ウイスキー蒸留所、10年で2.5倍に 海外人気で参入活発化
ウイスキー製造への参入が活発だ。海外での日本製品人気と少量生産品のファン増加を背景に、国内の蒸留所はこの10年で2.5倍になった。焼酎など同じ蒸留酒業者が事業を広げたり、異業種から市場開拓を目指したりしている。(共同通信=相沢一朗) 「一つ一つに個性がある。知らない蒸留所と出合えるのが楽しい」。福岡市で6月に開かれた九州最大のウイスキーイベント「ウイスキートーク福岡」。学生時代に働いたバーでウイスキーのとりこになった佐賀県伊万里市の男性会社員(27)は笑顔で話した。 国内外のメーカーなど123のブースが出展。熟成途中の原酒の試飲や、品質を管理するブレンダーによる講演を目当てに過去最多の約3千人が詰めかけた。 創業340年以上の日本酒蔵、江井ケ嶋酒造(兵庫県明石市)は、九州での認知度を広げようと初めて参加。

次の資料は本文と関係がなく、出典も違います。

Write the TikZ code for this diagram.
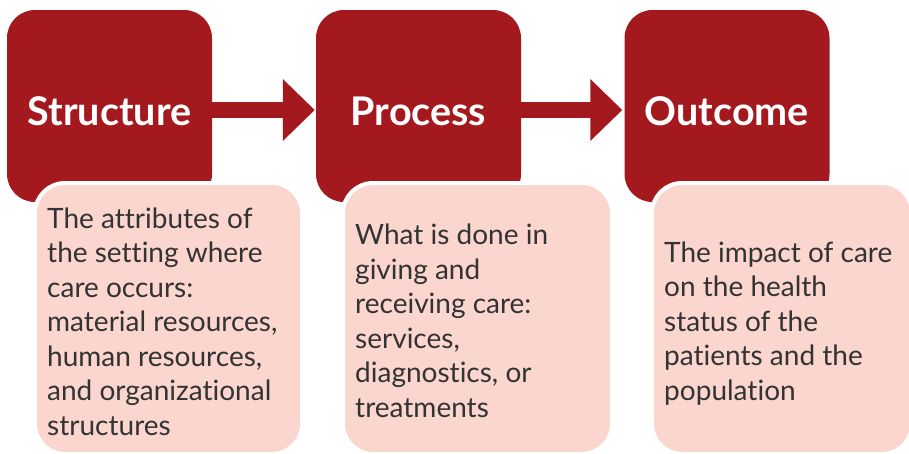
\documentclass[tikz,border=0pt]{standalone}
\usepackage{fontspec}
\setmainfont{Lato}[Ligatures=NoCommon]
\usetikzlibrary{arrows.meta}
\definecolor{cred}{RGB}{163,25,30}
\definecolor{cpink}{RGB}{250,214,206}
\definecolor{ctext}{RGB}{51,51,51}
\tikzset{
  redbox/.style={rectangle, fill=cred, rounded corners=28pt, minimum width=205pt, minimum height=192pt, inner sep=0pt},
  pinkbox/.style={rectangle, fill=cpink, draw=white, line width=4pt, rounded corners=30pt, minimum height=271pt, inner sep=0pt},
  title/.style={text=white, font=\bfseries\fontsize{39.5}{42}\selectfont, anchor=base, inner sep=0pt},
  body/.style={text=ctext, font=\fontsize{28}{34.5}\selectfont, align=left, anchor=base west, inner sep=0pt},
  flow/.style={cred, line width=16pt, -{Triangle[length=32pt, width=60pt]}}
}
\begin{document}
\begin{tikzpicture}[x=1pt, y=-1pt]
\useasboundingbox (0,0) rectangle (909,453);
% red boxes
\node[redbox] (s) at (109.5,106) {};
\node[redbox] (p) at (418.5,106) {};
\node[redbox] (o) at (727,106) {};
% arrows
\draw[flow] ([yshift=-4pt]s.east) -- ([yshift=-4pt,xshift=-1pt]p.west);
\draw[flow] ([yshift=-4pt]p.east) -- ([yshift=-4pt,xshift=-2pt]o.west);
% titles
\node[title] (ts) at (109.5,125) {Structure};
\node[title] (tp) at (418.5,125) {Process};
\node[title] (to) at (727,125) {Outcome};
% pink boxes
\node[pinkbox, minimum width=267pt] (ps) at (168.5,318.5) {};
\node[pinkbox, minimum width=269pt] (pp) at (477.5,318.5) {};
\node[pinkbox, minimum width=260pt] (po) at (782,318.5) {};
% texts (anchored at the baseline of the last line)
\node[body] (bs) at (47,435) {The attributes of\\the setting where\\care occurs:\\material resources,\\human resources,\\and organizational\\structures};
\node[body] (bp) at (355,417) {What is done in\\giving and\\receiving care:\\services,\\diagnostics, or\\treatments};
\node[body] (bo) at (664,400) {The impact of care\\on the health\\status of the\\patients and the\\population};
\end{tikzpicture}
\end{document}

当初は酒造りのない夏場に手がけていたウイスキーの生産量は10年前の約3倍に拡大し、今や売り上げの約9割を占める。
海外からの引き合いが業績をけん引。中村裕司(なかむら・ゆうじ)ウイスキー蒸留所長は「海外は新型コロナウイルス禍で家飲み需要が増えた」と言う。 日本の2023年のウイスキー輸出額は500億円。前年より減ったが、2015年に比べ5倍近い規模となった。 国税庁によると、ウイスキーの製造免許場は2023年3月末時点で181。多くは中小規模で、都道府県別では焼酎製造が盛んな鹿児島県が最多だ。担当者は「蒸留酒のノウハウを生かしやすい焼酎メーカーには参入障壁が低いのではないか」と分析する。 芋焼酎「薩摩宝山」などで知られる西酒造(鹿児島県日置市)は、2019年にウイスキーの蒸留を始め、2023年12月に第1弾商品を売り出した。責任者の真喜志康晃(まきし・やすあき)さんは「日本で人気のウイスキーは海外でも飲んでもらえる。世界から注目される製品にしたい」と語る。 産業機器メーカー、吉田電材工業(東京)は2022年10月、新潟県村上市に蒸留所を開いた。複数の穀類を用いるグレーンウイスキー専業のクラフト蒸留所は国内初で、将来は全原料の国産化を目指しており「ものづくりの緻密さで味わい深さを出したい」と意気込む。
「海外での日本ウイスキー人気のピークは過ぎたが、ファンの土台は広がった」と指摘するのは本坊酒造(鹿児島市)の本坊和人(ほんぼう・かずと)社長。1949年からウイスキー製造に携わる老舗で、かつて供給過多となった冬の時代も経験した。「ウイスキー蒸留は経験がものをいう」と、専門性と独自性に磨きをかける。